Il y a bien 10 ans, nous avions rencontré  le camarade bordiguiste (c’est ainsi qu’il s’était alors présenté), clope au bec, boucle d’oreille et baluchon kaki à l’épaule. Il s’était pointé, comme nous,  à un meeting d’Arlette au Palais des Congrès. Je ne sais plus trop ce que l’on était venu-e-s y faire,  mais toujours est-il que l’on a sympathisé et que depuis ce jour, Pierre-Jean a fait partie du petit réseau militant angevin. Il est d’abord entré à l’Étincelle,  puis s’est impliqué à fond dans le collectif de soutien aux sans-papiers, puis dans la vie de son quartier. Il s’est aussi retrouvé à faire des allers-retours au Mali, et ce malgré des soucis de santé qui nous inquiétaient de plus en plus tant nous craignions ne jamais le voir revenir.

Réfractaire à peu près tout et ramenant  sans cesse la conversation à la dictature du prolétariat, c’était pourtant le type de Dur-à-cuire sur qui l’on pouvait toujours compter, le cœur sur la main. Je me souviens de cette fois où il s’était mis en quatre pour nous faire des frites chez lui et où il avait réellement foutu de l’huile plein sa gazinière…

Rebaptisé rapidement « PJ quatre-neuf » par la clique militante locale, il était de toutes les manifs et de toutes les actions, au risque de se voir conduire de force aux urgences pour une belle entaille au crâne à cause d’un coup de tonfa… C’est qu’il avait la tête dure l’Électron libre!

Lorsqu’on le voyait débarquer aux Assemblées Générales de l’Etincelle, on savait que ça allait « déménager ». Pour peu qu’il arrive contrarié ou qu’il comprenne un mot de travers à cause de ses oreilles qui entendait de plus en plus haut, cela finissait souvent par une bonne engueulade où il claquait la porte en nous gratifiant de jolis noms d’oiseaux les jours où il était en forme. Il était vraiment champion pour foutre tout le monde en colère en un rien de temps. Et puis, quand ça le saoulait, il débranchait tout simplement son sonotone.

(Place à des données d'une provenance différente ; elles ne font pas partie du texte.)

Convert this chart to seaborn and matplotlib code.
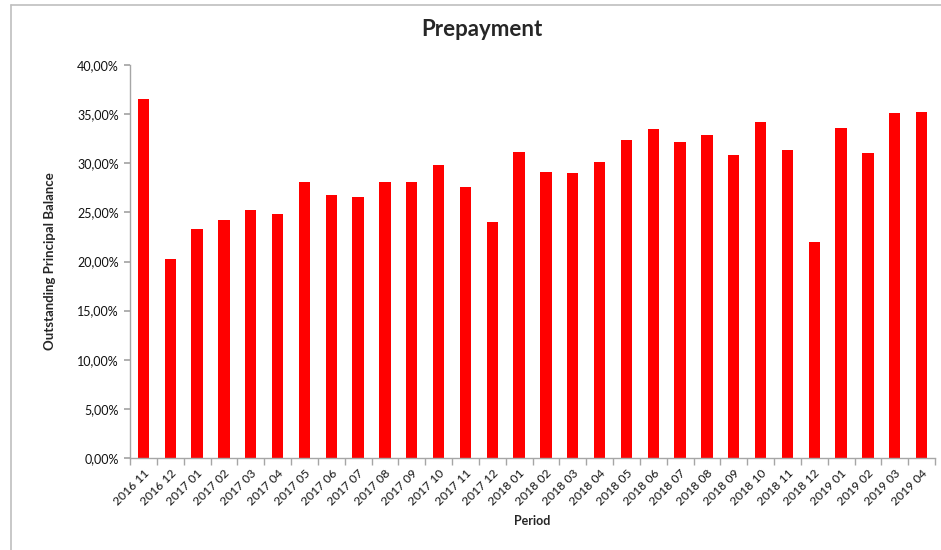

C’est vrai que ça n’était pas si facile de militer avec Pierre-Jean, pourtant, cette tête de mule a beaucoup fait pour les collectifs dans lesquels il s’est impliqué, donnant tout son temps et toute son énergie  24/24. Et c’est aussi pour cela, entre autres, qu’il va nous manquer. Et puis, au fond, pas si tête de mule que cela, puisque l’année dernière, il avait commencé à féminiser ses textes, lui qui ne voulait même pas en entendre parler il y a quelques années, comme quoi.

Et quand il ne battait pas le pavé ou qu’il n’envoyait pas des pamphlets de quinze pages à 5 heures du matin à des élu-e-s, il pouvait parfois s’accompagner à la guitare sur de vieux refrains révolutionnaires qu’il entonnait tout en mâchouillant  sa vieille roulée éteinte. C’était lors de ces moments où l’on discutait d’autres choses que de la Lutte ou des recours au Tribunal Administratif, que l’on pouvait un peu parler de nous, de lui, de sa vie. C’était lors de ces moments où on avait un peu envie d’avoir un tonton comme lui, avec l’odeur du tabac dégueu en moins…

L’autre jour à l’hôpital, il avait l’air content de savoir que l’aventure Étincelle allait pouvoir continuer, dans d’autres murs, d’autres lieux.  Et, même si on sait qu’il nous aurait encore rouspété-e-s pour les travaux qui n’auraient pas été faits à son goût, nous aurions aimé qu’il puisse encore en faire partie, et lui aussi, sans aucun doute.